- [Task description]: Copy the data that follows exactly. Include no pictures.

--- START Given information ---

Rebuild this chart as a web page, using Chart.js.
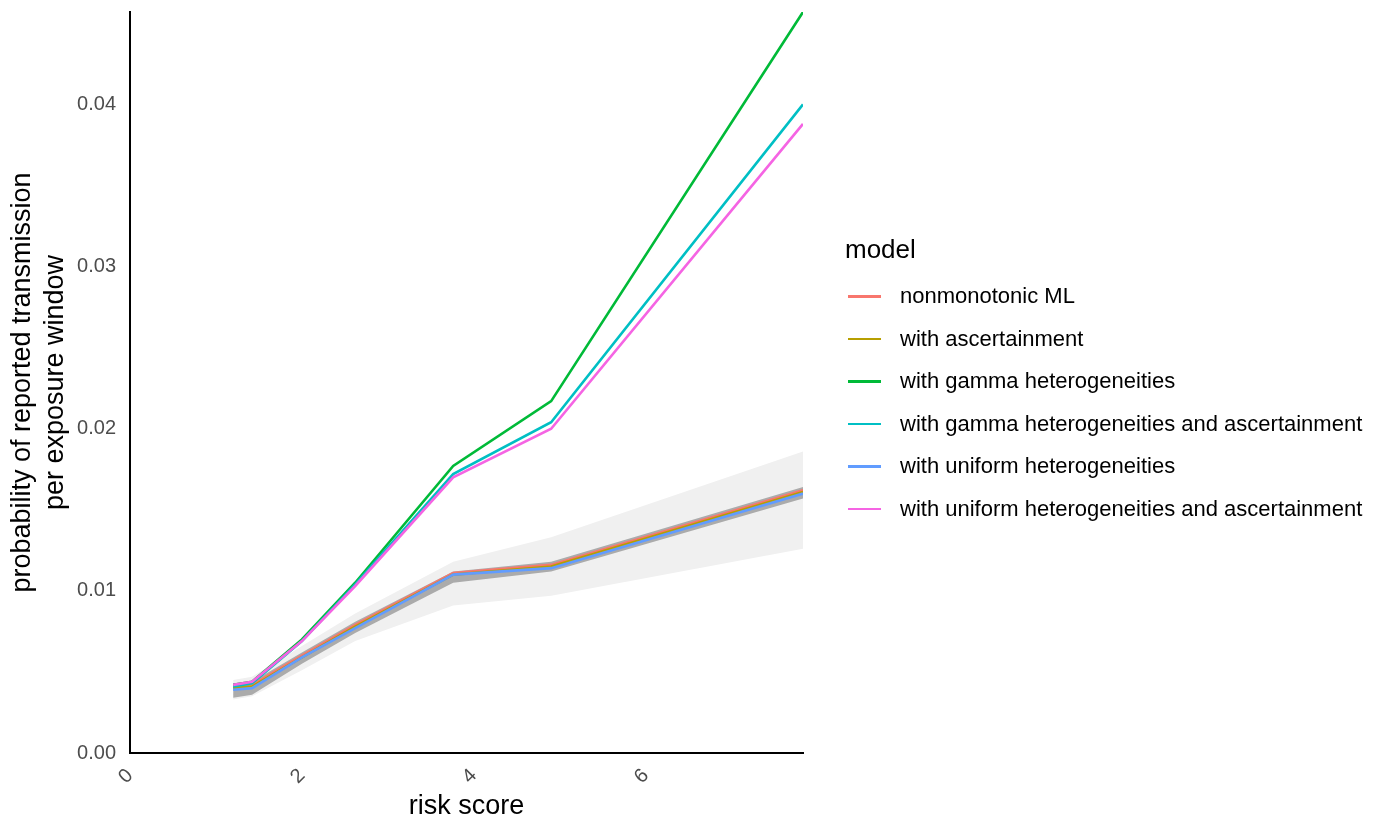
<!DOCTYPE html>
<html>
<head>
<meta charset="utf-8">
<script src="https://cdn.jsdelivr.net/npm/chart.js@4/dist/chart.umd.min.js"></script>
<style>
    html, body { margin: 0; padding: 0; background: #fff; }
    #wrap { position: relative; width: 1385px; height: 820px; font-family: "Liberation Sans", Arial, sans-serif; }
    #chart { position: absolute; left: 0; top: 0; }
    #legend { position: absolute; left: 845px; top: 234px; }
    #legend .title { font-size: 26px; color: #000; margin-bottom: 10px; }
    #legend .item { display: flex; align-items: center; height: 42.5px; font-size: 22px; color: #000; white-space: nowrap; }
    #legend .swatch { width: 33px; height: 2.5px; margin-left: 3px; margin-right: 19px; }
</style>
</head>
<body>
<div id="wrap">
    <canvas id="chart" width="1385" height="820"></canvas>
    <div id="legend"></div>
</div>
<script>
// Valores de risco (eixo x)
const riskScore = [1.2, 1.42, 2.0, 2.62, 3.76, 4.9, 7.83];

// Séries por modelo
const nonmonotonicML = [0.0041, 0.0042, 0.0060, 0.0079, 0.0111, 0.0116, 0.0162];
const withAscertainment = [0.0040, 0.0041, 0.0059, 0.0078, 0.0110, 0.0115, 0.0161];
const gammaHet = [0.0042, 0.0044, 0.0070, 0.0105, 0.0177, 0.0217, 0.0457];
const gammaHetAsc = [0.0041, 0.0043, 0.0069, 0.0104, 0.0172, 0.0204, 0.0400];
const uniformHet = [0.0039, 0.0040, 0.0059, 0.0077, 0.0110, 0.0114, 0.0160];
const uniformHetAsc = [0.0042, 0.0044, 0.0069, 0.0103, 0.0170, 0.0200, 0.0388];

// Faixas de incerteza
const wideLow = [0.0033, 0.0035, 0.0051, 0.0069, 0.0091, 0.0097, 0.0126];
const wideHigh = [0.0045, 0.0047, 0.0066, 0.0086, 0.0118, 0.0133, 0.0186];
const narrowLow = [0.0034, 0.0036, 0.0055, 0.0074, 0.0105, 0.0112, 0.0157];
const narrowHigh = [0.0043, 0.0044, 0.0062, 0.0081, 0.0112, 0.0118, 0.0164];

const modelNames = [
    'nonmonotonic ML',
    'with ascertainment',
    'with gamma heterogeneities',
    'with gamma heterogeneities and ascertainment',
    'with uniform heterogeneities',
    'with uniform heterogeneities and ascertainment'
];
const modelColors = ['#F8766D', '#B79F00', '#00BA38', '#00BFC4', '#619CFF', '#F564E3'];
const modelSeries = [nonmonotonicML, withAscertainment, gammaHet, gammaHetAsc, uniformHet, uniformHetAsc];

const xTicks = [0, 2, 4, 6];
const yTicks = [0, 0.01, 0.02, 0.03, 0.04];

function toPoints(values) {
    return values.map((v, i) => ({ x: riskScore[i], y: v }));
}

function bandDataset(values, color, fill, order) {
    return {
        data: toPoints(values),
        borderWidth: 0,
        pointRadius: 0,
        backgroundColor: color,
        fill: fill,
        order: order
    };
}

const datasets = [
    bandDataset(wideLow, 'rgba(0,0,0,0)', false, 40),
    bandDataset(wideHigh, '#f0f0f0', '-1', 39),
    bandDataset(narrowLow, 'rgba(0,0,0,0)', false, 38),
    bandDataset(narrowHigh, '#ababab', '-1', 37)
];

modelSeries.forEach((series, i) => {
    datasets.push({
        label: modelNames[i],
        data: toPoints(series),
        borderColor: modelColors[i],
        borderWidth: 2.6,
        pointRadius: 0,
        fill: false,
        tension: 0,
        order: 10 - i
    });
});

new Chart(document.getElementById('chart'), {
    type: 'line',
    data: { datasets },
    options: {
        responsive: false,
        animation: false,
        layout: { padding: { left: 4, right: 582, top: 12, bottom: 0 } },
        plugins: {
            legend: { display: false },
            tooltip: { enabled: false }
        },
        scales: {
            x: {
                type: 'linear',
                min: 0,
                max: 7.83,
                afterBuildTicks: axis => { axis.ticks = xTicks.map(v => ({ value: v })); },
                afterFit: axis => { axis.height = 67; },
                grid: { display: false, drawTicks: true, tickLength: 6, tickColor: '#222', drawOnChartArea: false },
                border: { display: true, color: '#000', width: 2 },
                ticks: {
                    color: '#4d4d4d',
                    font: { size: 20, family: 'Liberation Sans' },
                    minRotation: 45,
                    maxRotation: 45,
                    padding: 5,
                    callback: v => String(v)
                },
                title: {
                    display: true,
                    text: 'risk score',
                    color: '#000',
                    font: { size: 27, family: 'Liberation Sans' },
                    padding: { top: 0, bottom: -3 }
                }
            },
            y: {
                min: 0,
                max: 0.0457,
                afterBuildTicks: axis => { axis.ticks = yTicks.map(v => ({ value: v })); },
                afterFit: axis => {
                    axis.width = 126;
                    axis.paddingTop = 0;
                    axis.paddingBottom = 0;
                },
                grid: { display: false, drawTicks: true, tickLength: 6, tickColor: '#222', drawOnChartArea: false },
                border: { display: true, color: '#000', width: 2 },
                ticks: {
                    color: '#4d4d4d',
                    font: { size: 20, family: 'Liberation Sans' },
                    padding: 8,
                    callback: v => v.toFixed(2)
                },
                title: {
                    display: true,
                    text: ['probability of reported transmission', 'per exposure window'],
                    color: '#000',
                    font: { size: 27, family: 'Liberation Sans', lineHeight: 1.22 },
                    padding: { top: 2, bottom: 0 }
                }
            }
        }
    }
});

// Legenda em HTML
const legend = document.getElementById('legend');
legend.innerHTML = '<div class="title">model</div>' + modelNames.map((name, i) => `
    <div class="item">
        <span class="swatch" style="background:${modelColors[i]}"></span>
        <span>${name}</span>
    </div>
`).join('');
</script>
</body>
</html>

--- END Given information ---

- [Finished exercise]:
Rebuild this chart as a web page, using Chart.js.
<!DOCTYPE html>
<html>
<head>
<meta charset="utf-8">
<script src="https://cdn.jsdelivr.net/npm/chart.js@4/dist/chart.umd.min.js"></script>
<style>
    html, body { margin: 0; padding: 0; background: #fff; }
    #wrap { position: relative; width: 1385px; height: 820px; font-family: "Liberation Sans", Arial, sans-serif; }
    #chart { position: absolute; left: 0; top: 0; }
    #legend { position: absolute; left: 845px; top: 234px; }
    #legend .title { font-size: 26px; color: #000; margin-bottom: 10px; }
    #legend .item { display: flex; align-items: center; height: 42.5px; font-size: 22px; color: #000; white-space: nowrap; }
    #legend .swatch { width: 33px; height: 2.5px; margin-left: 3px; margin-right: 19px; }
</style>
</head>
<body>
<div id="wrap">
    <canvas id="chart" width="1385" height="820"></canvas>
    <div id="legend"></div>
</div>
<script>
// Valores de risco (eixo x)
const riskScore = [1.2, 1.42, 2.0, 2.62, 3.76, 4.9, 7.83];

// Séries por modelo
const nonmonotonicML = [0.0041, 0.0042, 0.0060, 0.0079, 0.0111, 0.0116, 0.0162];
const withAscertainment = [0.0040, 0.0041, 0.0059, 0.0078, 0.0110, 0.0115, 0.0161];
const gammaHet = [0.0042, 0.0044, 0.0070, 0.0105, 0.0177, 0.0217, 0.0457];
const gammaHetAsc = [0.0041, 0.0043, 0.0069, 0.0104, 0.0172, 0.0204, 0.0400];
const uniformHet = [0.0039, 0.0040, 0.0059, 0.0077, 0.0110, 0.0114, 0.0160];
const uniformHetAsc = [0.0042, 0.0044, 0.0069, 0.0103, 0.0170, 0.0200, 0.0388];

// Faixas de incerteza
const wideLow = [0.0033, 0.0035, 0.0051, 0.0069, 0.0091, 0.0097, 0.0126];
const wideHigh = [0.0045, 0.0047, 0.0066, 0.0086, 0.0118, 0.0133, 0.0186];
const narrowLow = [0.0034, 0.0036, 0.0055, 0.0074, 0.0105, 0.0112, 0.0157];
const narrowHigh = [0.0043, 0.0044, 0.0062, 0.0081, 0.0112, 0.0118, 0.0164];

const modelNames = [
    'nonmonotonic ML',
    'with ascertainment',
    'with gamma heterogeneities',
    'with gamma heterogeneities and ascertainment',
    'with uniform heterogeneities',
    'with uniform heterogeneities and ascertainment'
];
const modelColors = ['#F8766D', '#B79F00', '#00BA38', '#00BFC4', '#619CFF', '#F564E3'];
const modelSeries = [nonmonotonicML, withAscertainment, gammaHet, gammaHetAsc, uniformHet, uniformHetAsc];

const xTicks = [0, 2, 4, 6];
const yTicks = [0, 0.01, 0.02, 0.03, 0.04];

function toPoints(values) {
    return values.map((v, i) => ({ x: riskScore[i], y: v }));
}

function bandDataset(values, color, fill, order) {
    return {
        data: toPoints(values),
        borderWidth: 0,
        pointRadius: 0,
        backgroundColor: color,
        fill: fill,
        order: order
    };
}

const datasets = [
    bandDataset(wideLow, 'rgba(0,0,0,0)', false, 40),
    bandDataset(wideHigh, '#f0f0f0', '-1', 39),
    bandDataset(narrowLow, 'rgba(0,0,0,0)', false, 38),
    bandDataset(narrowHigh, '#ababab', '-1', 37)
];

modelSeries.forEach((series, i) => {
    datasets.push({
        label: modelNames[i],
        data: toPoints(series),
        borderColor: modelColors[i],
        borderWidth: 2.6,
        pointRadius: 0,
        fill: false,
        tension: 0,
        order: 10 - i
    });
});

new Chart(document.getElementById('chart'), {
    type: 'line',
    data: { datasets },
    options: {
        responsive: false,
        animation: false,
        layout: { padding: { left: 4, right: 582, top: 12, bottom: 0 } },
        plugins: {
            legend: { display: false },
            tooltip: { enabled: false }
        },
        scales: {
            x: {
                type: 'linear',
                min: 0,
                max: 7.83,
                afterBuildTicks: axis => { axis.ticks = xTicks.map(v => ({ value: v })); },
                afterFit: axis => { axis.height = 67; },
                grid: { display: false, drawTicks: true, tickLength: 6, tickColor: '#222', drawOnChartArea: false },
                border: { display: true, color: '#000', width: 2 },
                ticks: {
                    color: '#4d4d4d',
                    font: { size: 20, family: 'Liberation Sans' },
                    minRotation: 45,
                    maxRotation: 45,
                    padding: 5,
                    callback: v => String(v)
                },
                title: {
                    display: true,
                    text: 'risk score',
                    color: '#000',
                    font: { size: 27, family: 'Liberation Sans' },
                    padding: { top: 0, bottom: -3 }
                }
            },
            y: {
                min: 0,
                max: 0.0457,
                afterBuildTicks: axis => { axis.ticks = yTicks.map(v => ({ value: v })); },
                afterFit: axis => {
                    axis.width = 126;
                    axis.paddingTop = 0;
                    axis.paddingBottom = 0;
                },
                grid: { display: false, drawTicks: true, tickLength: 6, tickColor: '#222', drawOnChartArea: false },
                border: { display: true, color: '#000', width: 2 },
                ticks: {
                    color: '#4d4d4d',
                    font: { size: 20, family: 'Liberation Sans' },
                    padding: 8,
                    callback: v => v.toFixed(2)
                },
                title: {
                    display: true,
                    text: ['probability of reported transmission', 'per exposure window'],
                    color: '#000',
                    font: { size: 27, family: 'Liberation Sans', lineHeight: 1.22 },
                    padding: { top: 2, bottom: 0 }
                }
            }
        }
    }
});

// Legenda em HTML
const legend = document.getElementById('legend');
legend.innerHTML = '<div class="title">model</div>' + modelNames.map((name, i) => `
    <div class="item">
        <span class="swatch" style="background:${modelColors[i]}"></span>
        <span>${name}</span>
    </div>
`).join('');
</script>
</body>
</html>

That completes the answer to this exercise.